You already heard complaints from people in the restaurant and hospitality sectors over the past two months, as businesses reopened, that they weren’t getting all their employees back, because they were saying they could either take home more money with the $600 benefit, or their coronavirus fears made them think the $600 was the better option. Trump’s EO cuts it by a third, and offers more of a motivation for those who can go back to work to do so. But because Pelosi was willing to hold out and let those same people have $0 in the upcoming weeks, she and other Democrats’ complaints that $400 isn’t enough don’t have the impact they would have in a negotiation situation.
The deal for the Democrats was always that the media would spin it so that Trump, and not them, would get the blame for the $0 situation. Now if they sue to block the EO, they’re the ones trying to take the payments back down from $400 to $0 (though this won’t stop them from trotting out people in the near future saying they can’t survive on $400 because of Trump).
It’s not 400 a week. It’s 400 + whatever they would get from their states unemployment system.
In NC I was laid off for a month.
The payments were 600 +300 from the state for 900/week.
Me too! Uhhh, what’s a whillywhas?
I heard a news report (for what it’s worth) that Trump ordered his underlings to search for a way to divert other funds to pay people’s mortgages, college loans, and business rent. I’m thinking, when I hear that, if our government has that kind of money to “divert”…in other words, layin’ around…then why the heck do I have to pay all these taxes?
I’m just happy to hear the President is suspending the payroll tax on those earning less than $100,000 a year for both the employee and the employer. This is the most regressive and damaging income tax on low income individuals and small businesses. My hope is that this will draw enough attention to have this made permanent.
Because those over $100000 do not deserve any help?
Don’t try to attribute your words to me.
@rodin What does “pet the unicorn” mean? I googled it, but I couldn’t find anything that fit with this context. :-)
Dunno, but if the crowd leaves it up to my imagination, it’ll be dirty.
whillywha definition: Noun (plural whillywhas) 1. (Scotland) [you know, sometimes it’s better just to use your imagination]

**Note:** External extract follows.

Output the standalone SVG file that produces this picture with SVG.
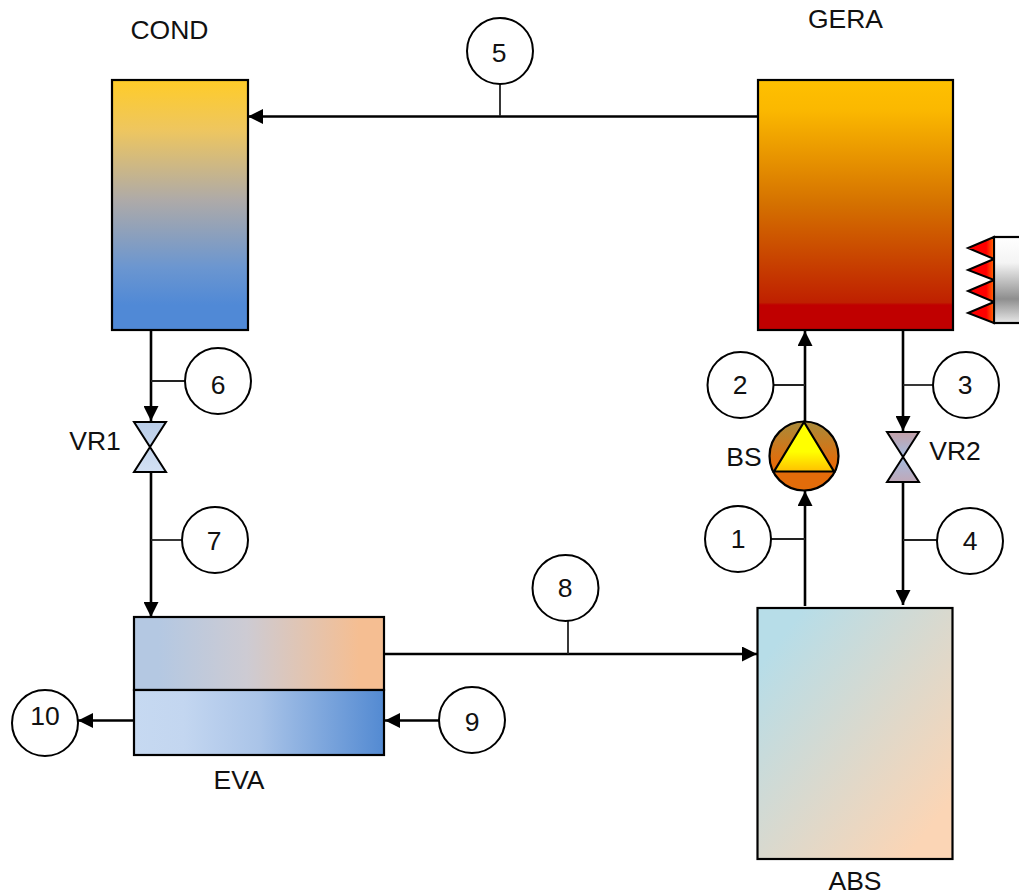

Its an expression that came to my mind when I realized that Trump was doing something that was completely in line with the kind of magical utopian thinking that progressives promote. And thus, they could only sit there with mouth agape wonder and no response. And their own weapon was being turned on them.
Does Biden sniff the Unicorn?
E pluribus Unicorn.
I sure hope that one catches on.
Yes, and to him it smells like cotton candy.
It was all Kabuki Theater.
https://www.sfchronicle.com/politics/article/California-can-t-pay-for-Trump-s-jobless-15473142.php
I don’t know the budget. Newsome is saying that if they were to apply for the funding that they wouldn’t be able to pony up the 25% they’d need to pay (to get the emergency funds totaling $400 the states would need to pay $100 of it). This could just be a brute fact. It could be that he is seeing how this polls. Cali is so democratic that it is a safe place to float out a way to oppose Trump’s plan. I figured a few states may not apply for the money. I figured if Cali did it it would be for political gamesmanship. But maybe they don’t have it. Maybe they haven’t looked hard enough. I don’t know. But it will be interesting to see how this evolves going forward. Are states allowed to use CARES money? A lot of them haven’t spent all of it or even most of it.
Wile E. Coyote. I believe it was on his mailbox, and all the packages Acme sent him.
Well, that’s kinda what I was thinkin’.